Finalmente, la última persona en declarar fue Oscar Carabajal Mamani que dijo que era el suegro de Sillarico y negó los hechos.
El caso
El 30 de marzo de 2006, una mujer que se desempeñaba como cocinera fue al primer piso a buscar provisiones cuando advirtió del foco del incendio y comenzó a gritar para pedir ayuda. Entonces, la mayoría de los trabajadores abandonaron el lugar y otros intentaron rescatar a las víctimas utilizando entre 8 y 10 matafuegos que se encontraban en la vivienda.

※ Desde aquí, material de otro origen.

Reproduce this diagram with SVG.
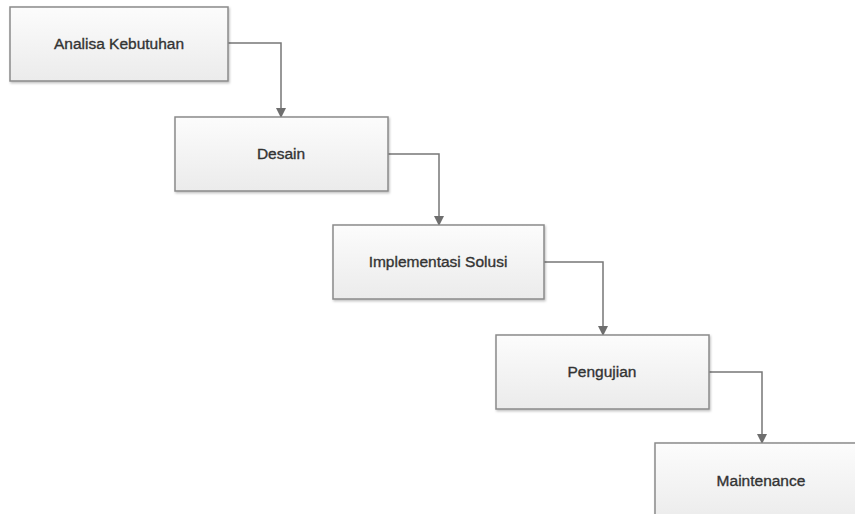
<svg xmlns="http://www.w3.org/2000/svg" width="855" height="514" viewBox="0 0 855 514">
<defs>
<linearGradient id="boxfill" x1="0" y1="0" x2="0" y2="1">
<stop offset="0" stop-color="#fcfcfc"/>
<stop offset="1" stop-color="#ebebeb"/>
</linearGradient>
<filter id="shadow" x="-5%" y="-5%" width="110%" height="115%">
<feDropShadow dx="1" dy="1.5" stdDeviation="1" flood-color="#000" flood-opacity="0.25"/>
</filter>
<marker id="arrow" viewBox="0 0 10 10" refX="9" refY="5" markerWidth="10" markerHeight="10" markerUnits="userSpaceOnUse" orient="auto">
<path d="M0,0 L10,5 L0,10 Z" fill="#6e6e6e"/>
</marker>
</defs>
<style>
.box{fill:url(#boxfill);stroke:#8a8a8a;stroke-width:1.5;filter:url(#shadow);}
.lbl{font-family:"Liberation Sans",Arial,sans-serif;font-size:15.5px;fill:#333;stroke:#333;stroke-width:0.35;text-anchor:middle;}
.conn{fill:none;stroke:#777;stroke-width:1.5;marker-end:url(#arrow);}
</style>
<rect width="855" height="514" fill="#ffffff"/>
<g id="connectors">
<path class="conn" d="M228,43 H281 V117"/>
<path class="conn" d="M388,154 H439 V225"/>
<path class="conn" d="M544,262 H603 V335"/>
<path class="conn" d="M709,372 H762 V443"/>
</g>
<g id="node-analisa">
<rect class="box" x="10" y="7" width="218" height="74"/>
<text class="lbl" x="119" y="49">Analisa Kebutuhan</text>
</g>
<g id="node-desain">
<rect class="box" x="175" y="117" width="213" height="74"/>
<text class="lbl" x="281" y="159">Desain</text>
</g>
<g id="node-implementasi">
<rect class="box" x="333" y="225" width="211" height="74"/>
<text class="lbl" x="438" y="267">Implementasi Solusi</text>
</g>
<g id="node-pengujian">
<rect class="box" x="496" y="335" width="213" height="74"/>
<text class="lbl" x="602" y="377">Pengujian</text>
</g>
<g id="node-maintenance">
<rect class="box" x="655" y="443" width="213" height="80"/>
<text class="lbl" x="761" y="486">Maintenance</text>
</g>
</svg>
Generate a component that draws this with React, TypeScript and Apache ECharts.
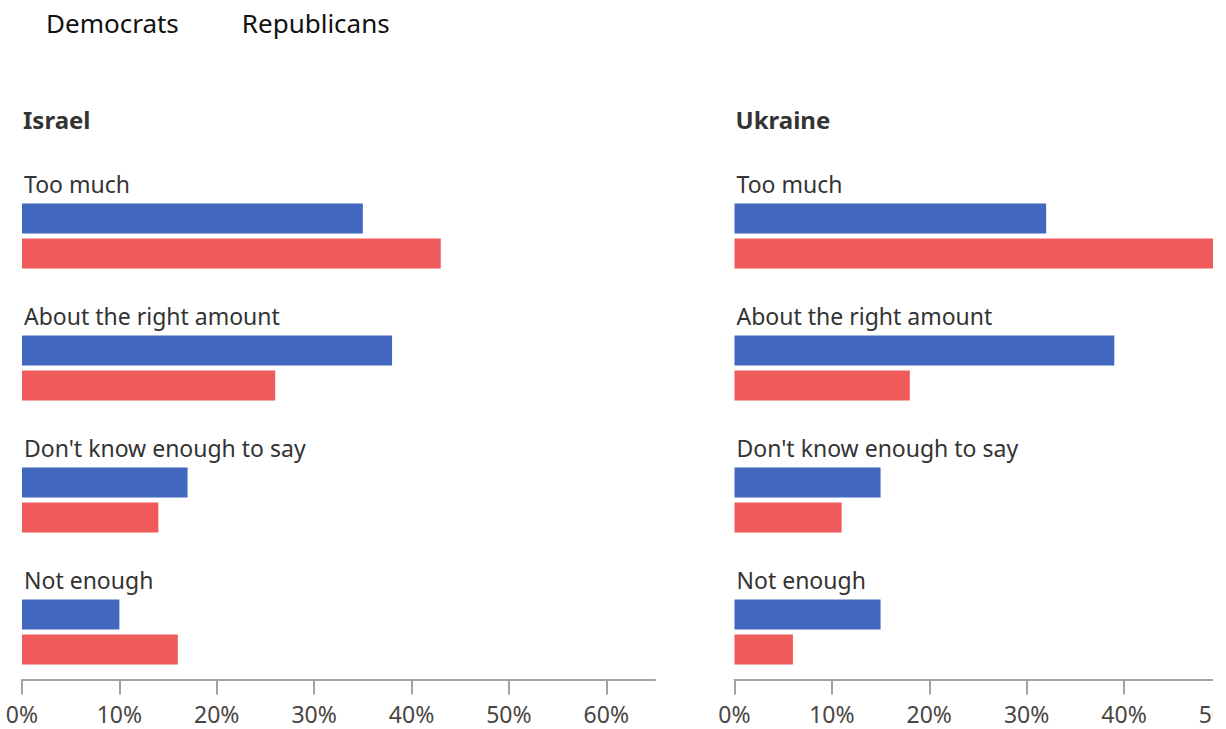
import React, { useEffect, useRef } from "react";
import * as echarts from "echarts";

const categories = ["Too much", "About the right amount", "Don't know enough to say", "Not enough"];
const panels = ["Israel", "Ukraine"];
const seriesNames = ["Democrats", "Republicans"];
const israelDem = [35, 38, 17, 10];
const israelRep = [43, 26, 14, 16];
const ukraineDem = [32, 39, 15, 15];
const ukraineRep = [50, 18, 11, 6];
const xTicksMax = 65;

const BLUE = "#4267BE";
const RED = "#EF5A5B";
const FONT = "Noto Sans";

export default function App() {
  const ref = useRef<HTMLDivElement>(null);
  useEffect(() => {
    if (!ref.current) return;
    const chart = echarts.init(ref.current, null, { renderer: "svg" });
    const gridLefts = [22, 734.5];
    const gridWidth = 633;
    const grids = gridLefts.map((l) => ({ left: l, width: gridWidth, top: 170, height: 528 }));
    const xAxes = gridLefts.map((_, i) => ({
      type: "value",
      gridIndex: i,
      min: 0,
      max: xTicksMax,
      interval: 10,
      offset: -18.5,
      splitLine: { show: false },
      axisLine: { show: true, lineStyle: { color: "#A8A19A", width: 2 } },
      axisTick: { show: true, length: 15, lineStyle: { color: "#A8A19A", width: 2 } },
      axisLabel: {
        formatter: "{value}%",
        fontSize: 23,
        fontFamily: FONT,
        color: "#4A4542",
        margin: 23,
        showMaxLabel: false,
      },
    }));
    const yAxes = gridLefts.map((_, i) => ({
      type: "category",
      gridIndex: i,
      data: categories,
      inverse: true,
      axisLine: { show: false },
      axisTick: { show: false },
      axisLabel: {
        inside: true,
        margin: 2,
        verticalAlign: "middle",
        formatter: (v: string) => `{name|${v}}\n{sp|}`,
        rich: {
          name: { fontSize: 23, fontFamily: FONT, color: "#333333", lineHeight: 24, height: 24 },
          sp: { height: 104, lineHeight: 104, fontSize: 10 },
        },
      },
    }));
    const data = [
      [israelDem, israelRep],
      [ukraineDem, ukraineRep],
    ];
    const series: any[] = [];
    data.forEach((pair, gi) => {
      pair.forEach((vals, si) => {
        series.push({
          type: "bar",
          name: seriesNames[si],
          xAxisIndex: gi,
          yAxisIndex: gi,
          data: vals,
          barWidth: 30,
          barGap: "17%",
          itemStyle: { color: si === 0 ? BLUE : RED },
        });
      });
    });
    chart.setOption({
      animation: false,
      title: panels.map((p, i) => ({
        text: p,
        left: gridLefts[i] + 1,
        top: 107,
        padding: 0,
        textStyle: { fontSize: 24, fontWeight: "bold", fontFamily: FONT, color: "#333333" },
      })),
      legend: {
        left: 22,
        top: 10,
        itemWidth: 19,
        itemHeight: 14,
        itemGap: 39,
        padding: 0,
        itemStyle: { opacity: 0 },
        textStyle: { fontSize: 26, fontFamily: FONT, color: "#111111" },
        data: seriesNames,
      },
      grid: grids,
      xAxis: xAxes,
      yAxis: yAxes,
      series,
    });
    return () => chart.dispose();
  }, []);
  return (
    <div style={{ position: "absolute", left: 0, top: 0, width: 1226, height: 729, background: "#fff" }}>
      <div style={{ position: "absolute", left: 0, top: 0, width: 1213, height: 729, overflow: "hidden" }}>
        <div ref={ref} style={{ width: 1400, height: 729 }} />
      </div>
    </div>
  );
}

Sin embargo, la magnitud del fuego hizo que se derrumbara el segundo piso.
Como consecuencia de la investigación llevada a cabo, se pudo saber que en la planta baja del edificio funcionaba el taller textil donde se encontraban instaladas 37 máquinas de costura y que en el lugar trabajaban 67 personas de personas, en su mayoría de nacionalidad boliviana y muchos menores de edad, quienes también vivían en el lugar junto a sus familias en condiciones de hacinamiento.
Los acusados se encontraban a cargo del manejo del taller de costura y de repartir entre los operarios las actividades a realizarse, de proveerles alimentos, bebidas, los elementos necesarios para poder pernoctar y alimentarse (camas, colchones, platos, vasos, bebidas, etc.).
Según consta en la causa, las víctimas cobraban 50 por fin de semana en concepto de “vales de fines de semana” lo cual presuntamente les sería descontado de sus honorarios mensuales. En la investigación, se demostró que los acusados y los trabajadores no habían acordado un monto mensual y que los pagos dependían de las prendas terminadas por cada operario, cuyos valores variaban según el modelo de los pantalones (entre $0,70 y $1,20).